История умалчивает, как рассуждал и что предпринял директор почты, но известно, что вскоре горцам пришел небольшой (пробный) заказ, который был сразу же исполнен. Потом увеличенный, потом еще и еще…
Первыми забили тревогу работники почтового отделения аула: им зачастую приходилось вызывать инкассаторскую машину для перевозки денег, поступающих в аул. Потом проявили интерес следственные органы. Стали разбираться и обнаружили необычное для советской действительности явление: в ауле организовано примитивное производство вязанных вещей на основе разделения труда: часть жителей занимается выпасом овец и пуховых коз, другие - их содержанием и стрижкой, третьи - переработкой шерсти в нити, четвертые – вязанием… Были в цепочке и снабженцы, и бухгалтерские работники, и вспомогательные службы. Все получали за свой труд щедрое вознаграждение.
Инициатору предъявили обвинение: «Наемный труд, эксплуатация – явления, не совместимые с социалистической экономикой». Но не тут-то было! Обвиняемый нападки в свой адрес успешно отбил: «Все, кто трудятся со мной, есть мои родственники – дети, племянники, братья, сестры, дяди, тети, дедушки, бабушки и т.д. Отношения у нас семейные, а в семье никакой эксплуатации не бывает!»
В горном ауле трудно найти человека, который был бы не связан родственными отношениями с другими жителями. Поэтому аргумент сработал: по советскому законодательству наемный труд в пределах семьи не мог квалифицироваться как эксплуатация человека человеком.
Судя по фельетону, горцев оставили в покое, но в заметке звучал вопрос: «А почему бы в ауле не организовать кооператив в составе местного потребительского союза?». Правда, немедленно напрашивался контрвопрос: «А кто в этом кооперативе будет работать за копеечную зарплату?»
Хорошо, однако, что в наше время подобные вопросы выглядят дико.
* * *
В Индии я невольно познакомился с одним из южноазиатских пороков – наркотиками, или чем-то близким к ним.
На одном из угольных разрезов директор пригласил нас пообедать.

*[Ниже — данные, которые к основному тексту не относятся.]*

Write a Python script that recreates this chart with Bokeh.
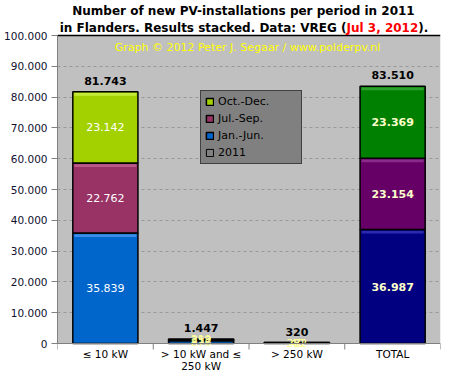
from bokeh.plotting import figure
from bokeh.models import (ColumnDataSource, Label, Legend, LegendItem, FixedTicker, Span,
                          BoxAnnotation)
from bokeh.core.properties import value
from bokeh.embed import file_html
from bokeh.resources import INLINE

# ---- data ----
categories = ["≤ 10 kW", "> 10 kW and ≤\n250 kW", "> 250 kW", "TOTAL"]
jan_jun = [35839, 876, 272, 36987]
jul_sep = [22762, 352, 40, 23154]
oct_dec = [23142, 219, 8, 23369]
totals = [81743, 1447, 320, 83510]
series_names = ["Jan.-Jun.", "Jul.-Sep.", "Oct.-Dec."]
y_ticks = [0, 10000, 20000, 30000, 40000, 50000, 60000, 70000, 80000, 90000, 100000]

# ---- styles ----
series_colors = ["#0066CC", "#993366", "#A3D100"]
total_colors = ["#000080", "#660066", "#008000"]
series_hi = ["#3A8EE6", "#B85A8A", "#C4EA3A"]
total_hi = ["#2A2AB0", "#8A2A8A", "#2EA02E"]
FONT = "DejaVu Sans"

W, H = 445, 373
FL, FT, FR, FB = 57, 35, 440, 343  # plot-area edges in picture pixels


def fmt(v):
    return f"{v:,}".replace(",", ".")


xs = list(range(1, len(categories) + 1))
n = len(categories)
YMAX = y_ticks[-1]
PX = YMAX / (FB - FT)          # data units per pixel (vertical)
XPX = n / (FR - FL)            # data units per pixel (horizontal)

# frame covers the full picture height; the value axis runs 0..YMAX inside it
p = figure(width=W, height=H, x_range=(0.5, n + 0.5),
           y_range=(-(H - FB) * PX, FB * PX),
           output_backend="svg", toolbar_location=None,
           min_border_left=FL, min_border_right=W - FR, min_border_top=0,
           min_border_bottom=0)
p.background_fill_color = "white"
p.border_fill_color = "white"
p.outline_line_color = None

p.add_layout(BoxAnnotation(bottom=0, top=YMAX, fill_color="#C0C0C0", fill_alpha=1,
                           line_color=None, level="image"))

# y axis
p.yaxis.ticker = FixedTicker(ticks=y_ticks, minor_ticks=[])
p.yaxis.bounds = (0, YMAX)
p.yaxis.major_label_overrides = {t: fmt(t) for t in y_ticks}
p.yaxis.major_label_text_font = FONT
p.yaxis.major_label_text_font_size = "10.5px"
p.yaxis.major_label_text_color = "#101030"
p.yaxis.axis_line_color = "#808080"
p.yaxis.major_tick_line_color = "#808080"
p.yaxis.major_tick_out = 6
p.yaxis.major_tick_in = 0
p.yaxis.major_label_standoff = 4

p.xaxis.visible = False
p.xgrid.grid_line_color = None
p.ygrid.ticker = FixedTicker(ticks=y_ticks[1:-1])
p.ygrid.grid_line_color = "#999999"
p.ygrid.grid_line_dash = "3 3"

p.add_layout(Span(location=YMAX, dimension="width", line_color="black", line_width=1.5))
p.add_layout(Span(location=0, dimension="width", line_color="#808080", line_width=1))

# category boundary ticks and category labels
bounds = [i + 0.5 for i in range(0, n + 1)]
p.segment(x0=bounds, y0=[0] * len(bounds), x1=bounds, y1=[-6 * PX] * len(bounds),
          line_color="#808080", line_width=1)
p.text(x=xs, y=[0] * n, text=categories, text_font=value(FONT), text_font_size="10.5px",
       text_color="black", text_align="center", text_baseline="top", y_offset=4,
       text_line_height=1.0)

# stacked bars
vals = [jan_jun, jul_sep, oct_dec]
bottoms = [0] * n
renderers = []
label_x, label_y, label_t, label_c, label_w = [], [], [], [], []
for si, sv in enumerate(vals):
    tops = [b + v for b, v in zip(bottoms, sv)]
    colors = [series_colors[si]] * (n - 1) + [total_colors[si]]
    src = ColumnDataSource(dict(x=xs, top=tops, bottom=bottoms, color=colors))
    r = p.vbar(x="x", top="top", bottom="bottom", width=0.68, source=src,
               fill_color="color", line_color="black", line_width=1.5)
    renderers.append(r)
    # light band at the top of each tall segment
    hx, ht, hb, hc = [], [], [], []
    for i in range(n):
        if sv[i] > 8 * PX:
            hx.append(xs[i])
            ht.append(tops[i] - 1.2 * PX)
            hb.append(tops[i] - 4 * PX)
            hc.append(series_hi[si] if i < n - 1 else total_hi[si])
    p.vbar(x=hx, top=ht, bottom=hb, width=0.68 - 3 * XPX, fill_color=hc, line_color=None)
    for i in range(n):
        label_x.append(xs[i])
        label_y.append((bottoms[i] + tops[i]) / 2)
        label_t.append(fmt(sv[i]))
        big = sv[i] > 5000
        if i == n - 1:
            label_c.append("#FFFFCC")
            label_w.append("bold")
        else:
            label_c.append("white" if big else "#FFFF99")
            label_w.append("normal")
    bottoms = tops

lsrc = ColumnDataSource(dict(x=label_x, y=label_y, t=label_t, c=label_c, w=label_w))
p.text(x="x", y="y", text="t", source=lsrc, text_color="c", text_font_style="w",
       text_font=value(FONT), text_font_size="11px", text_align="center",
       text_baseline="middle")

# totals above bars
tsrc = ColumnDataSource(dict(x=xs, y=totals, t=[fmt(v) for v in totals]))
p.text(x="x", y="y", text="t", source=tsrc, text_color="black", text_font_style="bold",
       text_font=value(FONT), text_font_size="11px", text_align="center",
       text_baseline="middle", y_offset=-11)

# "2011" legend entry (hollow square, off-range dummy)
dummy = p.vbar(x=[-1], top=[0], bottom=[0], width=0.5, fill_alpha=0,
               line_color="black", line_width=1)

legend = Legend(items=[
    LegendItem(label=series_names[2], renderers=[renderers[2]], index=0),
    LegendItem(label=series_names[1], renderers=[renderers[1]], index=0),
    LegendItem(label=series_names[0], renderers=[renderers[0]], index=0),
    LegendItem(label="2011", renderers=[dummy]),
], location=(200 - FL, H - 164))
legend.background_fill_color = "#808080"
legend.background_fill_alpha = 1
legend.border_line_color = "black"
legend.border_line_width = 1
legend.label_text_font = FONT
legend.label_text_font_size = "11px"
legend.label_text_color = "black"
legend.glyph_width = 9
legend.glyph_height = 9
legend.label_height = 13
legend.label_width = 79
legend.label_standoff = 4
legend.spacing = 4
legend.padding = 4
legend.margin = 0
p.add_layout(legend)


# titles placed in data units (converted from picture pixels)
def dx(px):
    return 0.5 + (px - FL) * XPX


def dy(py):
    return (FB - py) * PX


def lab(text, px, py, color="black", align="center", size="12px", style="bold"):
    p.add_layout(Label(x=dx(px), y=dy(py), text=text, text_color=color,
                       text_align=align, text_baseline="middle",
                       text_font=FONT, text_font_size=size, text_font_style=style))


lab("Number of new PV-installations per period in 2011", 243, 10)
split = 346
lab("in Flanders. Results stacked. Data: VREG (", split, 27, align="right")
lab("Jul 3, 2012", split, 27, color="red", align="left")
lab(").", split + 71.7, 27, align="left")
lab("Graph © 2012 Peter J. Segaar / www.polderpv.nl", 247, 47, color="#FFFF00",
    size="11px", style="normal")

open("out.html", "w").write(file_html(p, INLINE))
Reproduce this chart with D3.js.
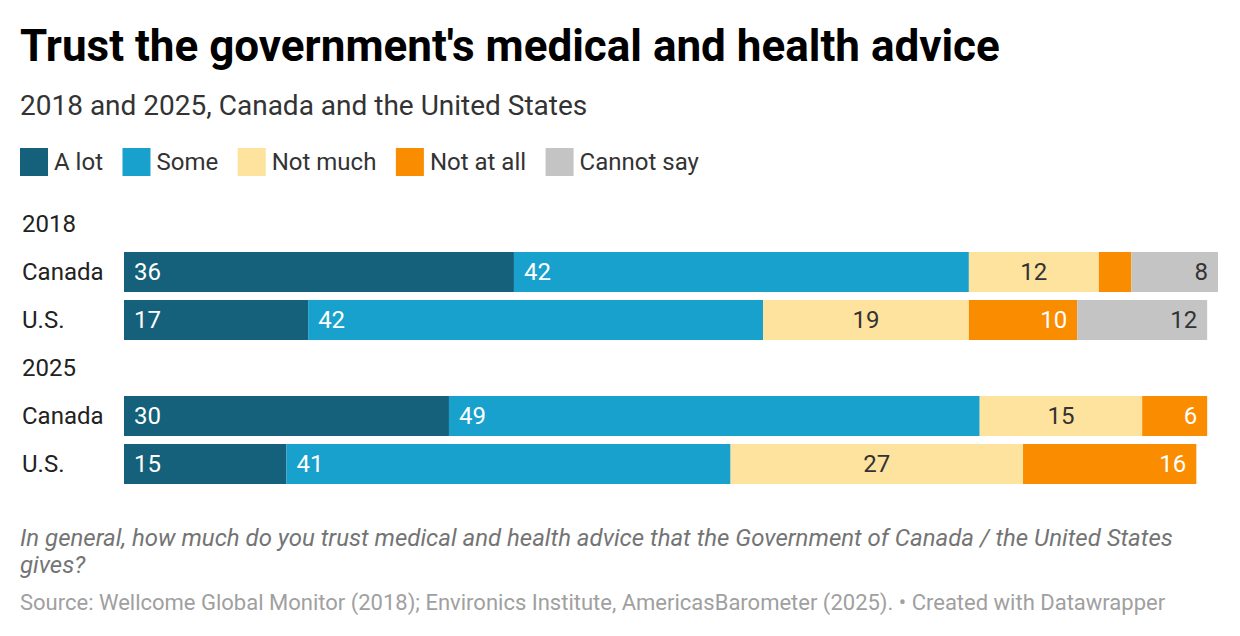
<!DOCTYPE html>
<html>
<head>
<meta charset="utf-8">
<script src="https://cdn.jsdelivr.net/npm/d3@7"></script>
<style>
  body { margin: 0; background: #fff; }
  svg { font-family: Roboto, "Noto Sans", sans-serif; }
</style>
</head>
<body>
<div id="chart"></div>
<script>
var width = 1240, height = 636;

// data
var series = ["A lot", "Some", "Not much", "Not at all", "Cannot say"];
var colors = ["#15607a", "#18a1cd", "#fee39f", "#fa8c00", "#c4c4c4"];
var textColors = ["#fff", "#fff", "#333", "#fff", "#333"];
var labelAlign = ["left", "left", "center", "right", "right"];

var years = ["2018", "2025"];
var countries = ["Canada", "U.S."];

var canada2018 = [36, 42, 12, 3, 8];
var us2018     = [17, 42, 19, 10, 12];
var canada2025 = [30, 49, 15, 6, 0];
var us2025     = [15, 41, 27, 16, 0];

var rows = [
  { year: "2018", country: "Canada", values: canada2018 },
  { year: "2018", country: "U.S.",   values: us2018 },
  { year: "2025", country: "Canada", values: canada2025 },
  { year: "2025", country: "U.S.",   values: us2025 }
];

var svg = d3.select("#chart")
  .append("svg")
    .attr("width", width)
    .attr("height", height);

// title block
svg.append("text")
    .attr("x", 20)
    .attr("y", 61)
    .style("font-size", "44px")
    .style("font-weight", "700")
    .style("fill", "#000")
    .text("Trust the government's medical and health advice");

svg.append("text")
    .attr("x", 20)
    .attr("y", 115)
    .style("font-size", "28px")
    .style("fill", "#333")
    .text("2018 and 2025, Canada and the United States");

// legend
var legend = svg.append("g").attr("transform", "translate(20,148)");
var lx = 0;
series.forEach(function(s, i) {
  var g = legend.append("g").attr("transform", `translate(${lx},0)`);
  g.append("rect")
    .attr("width", 28)
    .attr("height", 28)
    .attr("fill", colors[i]);
  var t = g.append("text")
    .attr("x", 34)
    .attr("y", 14)
    .attr("dy", "0.35em")
    .style("font-size", "24px")
    .style("fill", "#333")
    .text(s);
  lx += 34 + t.node().getComputedTextLength() + 19.5;
});

// slots: a header per year then a bar per country
var slots = [];
years.forEach(function(y) {
  slots.push(y);
  countries.forEach(function(c) { slots.push(y + "|" + c); });
});

var y = d3.scaleBand()
  .domain(slots)
  .range([204, 484])
  .paddingInner(8 / 48)
  .paddingOuter(0);

var x = d3.scaleLinear()
  .domain([0, d3.max(rows, d => d3.sum(d.values))])
  .range([124, 1218]);

// year headers
svg.selectAll(".year")
  .data(years)
  .join("text")
    .attr("class", "year")
    .attr("x", 22)
    .attr("y", d => y(d) + y.bandwidth() / 2)
    .attr("dy", "0.32em")
    .style("font-size", "24px")
    .style("fill", "#222")
    .text(d => d);

// row labels
svg.selectAll(".rowlabel")
  .data(rows)
  .join("text")
    .attr("class", "rowlabel")
    .attr("x", 22)
    .attr("y", d => y(d.year + "|" + d.country) + y.bandwidth() / 2)
    .attr("dy", "0.32em")
    .style("font-size", "24px")
    .style("fill", "#222")
    .text(d => d.country);

// stacked segments
var segs = [];
rows.forEach(function(r) {
  var acc = 0;
  r.values.forEach(function(v, i) {
    if (v > 0) segs.push({ key: r.year + "|" + r.country, i: i, x0: acc, x1: acc + v, v: v });
    acc += v;
  });
});

svg.append("g")
  .selectAll("rect")
  .data(segs)
  .join("rect")
    .attr("x", d => x(d.x0))
    .attr("y", d => y(d.key))
    .attr("width", d => x(d.x1) - x(d.x0))
    .attr("height", y.bandwidth())
    .attr("fill", d => colors[d.i]);

svg.append("g")
  .selectAll("text")
  .data(segs.filter(d => x(d.x1) - x(d.x0) > 40))
  .join("text")
    .attr("x", function(d) {
      if (labelAlign[d.i] == "left") return x(d.x0) + 10;
      if (labelAlign[d.i] == "right") return x(d.x1) - 10;
      return (x(d.x0) + x(d.x1)) / 2;
    })
    .attr("y", d => y(d.key) + y.bandwidth() / 2)
    .attr("dy", "0.35em")
    .attr("text-anchor", d => labelAlign[d.i] == "left" ? "start" : labelAlign[d.i] == "right" ? "end" : "middle")
    .style("font-size", "24px")
    .style("fill", d => textColors[d.i])
    .text(d => d.v);

// notes
var note = svg.append("text")
    .attr("x", 20)
    .attr("y", 546)
    .style("font-size", "24px")
    .style("font-style", "italic")
    .style("fill", "#747474");
note.append("tspan")
    .attr("x", 20)
    .text("In general, how much do you trust medical and health advice that the Government of Canada / the United States");
note.append("tspan")
    .attr("x", 20)
    .attr("dy", 27)
    .text("gives?");

svg.append("text")
    .attr("x", 20)
    .attr("y", 610)
    .style("font-size", "22px")
    .style("fill", "#a0a0a0")
    .text("Source: Wellcome Global Monitor (2018); Environics Institute, AmericasBarometer (2025). • Created with Datawrapper");
</script>
</body>
</html>
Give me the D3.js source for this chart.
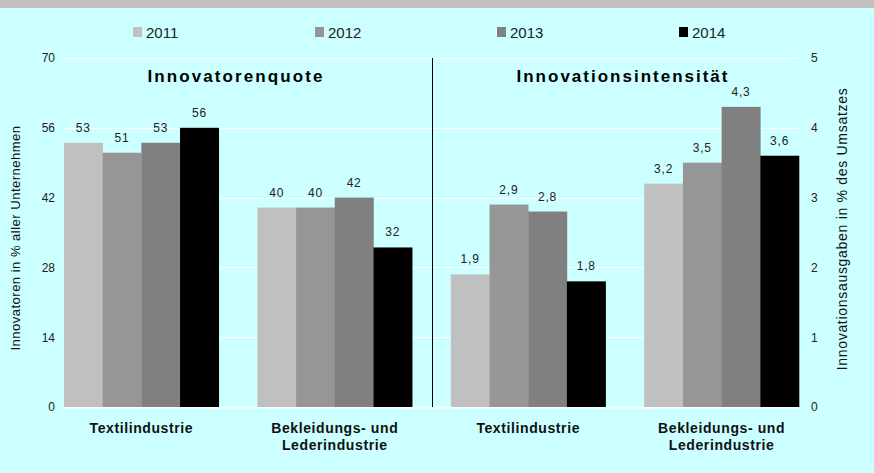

Обед был роскошный: и европейская, и азиатская кухни, обилие вкусных блюд (откуда здесь, в глубинке, такие повара?) и, естественно, богатый ассортимент хорошей выпивки (этим мы незамедлительно воспользовались, но, конечно, лишь исходя из требований гигиены). Что было плохо – в помещении не было кондиционера, и к концу обеда мы мечтали о том, когда наконец покинем гостеприимных хозяев: от жары и большого количества съеденного и выпитого в животе было ощущение присутствия чего-то большого и тяжелого, вроде кирпичей.
Начали уже прощаться, как вдруг принесли «местный десерт» (так представили) - аккуратные пакетики с какой-то пастообразной смесью, обернутые ароматными листьями, и предложили их пожевать.
Я рискнул: кисловато немного, затем начало пениться, и эту пену требовалось глотать. А потом неожиданно наступило блаженство, в животе стало легко, не осталось и следов пресыщения, окружающий мир засиял яркими красками, запахами, звуками. Было ощущение, что даже жара стала терпимее.